Jill Biden praised the Erie students for their achievements at the relatively young college; Erie County Community College opened in 2021, and graduated its first class of students in 2023.

“We are so proud of you,” she said. “When people told you that this city is too small or it will be too hard to start a new school, you fought for one anyway, because Erie doesn’t do ‘can’t.’”

Pennsylvania is a key battleground state in the 2024 election. Both President Joe Biden and Trump have visited the state numerous times this year so far. Most recently, Biden made a joint appearance with Vice President Kamala Harris in Philadelphia on Wednesday to launch the campaign’s Black voters initiative.

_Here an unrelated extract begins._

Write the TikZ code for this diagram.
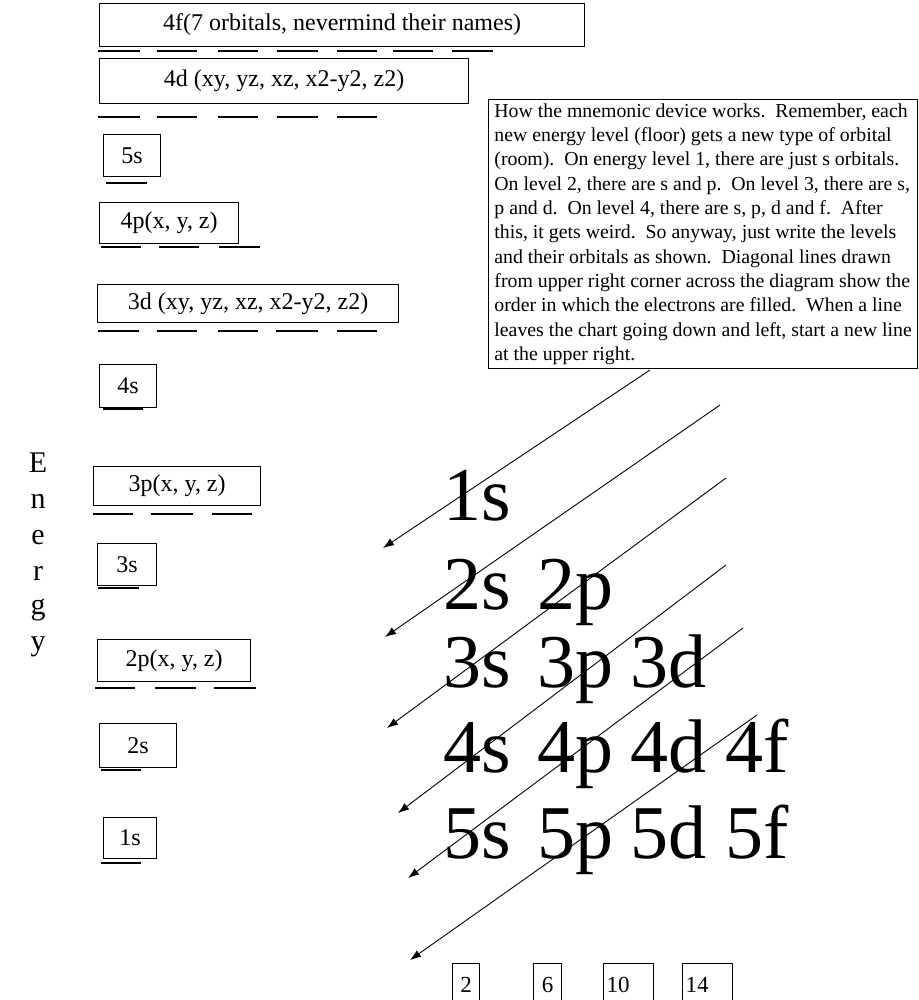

Trump’s most recent Pennsylvania campaign stop was a rally in the Lehigh Valley in April.

The Trump campaign will open its first office in Philadelphia next week, according to the Philadelphia Inquirer, but no word yet on whether the candidate will attend in person. The Biden campaign has 24 offices across the Keystone State, including in Philadelphia and Pittsburgh, which are solidly Democratic, but also in areas that typically favor Republican candidates, such as York and Lancaster.

Recent polling shows Trump with a slight edge over Biden.

Multiple national ratings outlets, including the Cook Political Report, still rate the 2024 presidential race as a “toss-up” in Pennsylvania, which has 19 electoral votes on the line.

Biden beat Trump in Pennsylvania by just over 80,000 votes in 2020.